The firm's order of stock preference is changing with legacy carriers moving to the top of the list. As such, Delta Air Lines (NYSE:DAL)) is their Top Pick, and United Airlines (NASDAQ:UAL) is upgraded to Overweight (number 3 on their list), while American Airlines (NASDAQ:AAL) (number 7) remains Equal Weight. The analysts also like legacy carriers with idiosyncratic and cash return stories like Southwest Airlines (NYSE:LUV), which is number 2 on their list, and Alaska Air Group (NYSE:ALK), which is number 4.
The analysts highlight five market conditions in 2023 that make it a Goldilocks year: demand, pricing, CASMxF, jet fuel, and capacity.
On the demand side, the analyst sees continued leisure demand and normalizing corporate travel.
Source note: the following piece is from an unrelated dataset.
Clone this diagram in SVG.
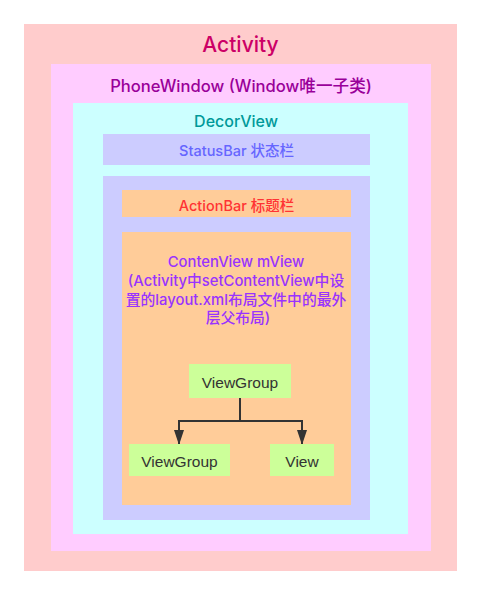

Meanwhile, Available Seat Miles (ASMs) should be +15% year-over-year.
On pricing, they expect the pricing environment will cool slightly sequentially as capacity incrementally returns. However, the return of corporate and international will be a mix tailwind to yield in 2023. In all, they expect Total Revenue per seat mile (TRASM) to be up mid-single digits across the industry.
Further, the firm expects industry CASMxF to be flat to down in the low-single digits year-over-year in 2023, they model jet fuel to be flat versus current levels and expect capacity to be up low-single digits in 1st-half of 2023, and mid-single digits in the 2nd-half of 2023 versus 2022.
In addition to the firm's upgrade of UAL, Allegiant Travel (NASDAQ:ALGT) was downgraded to Equal-weight with a $115 price target.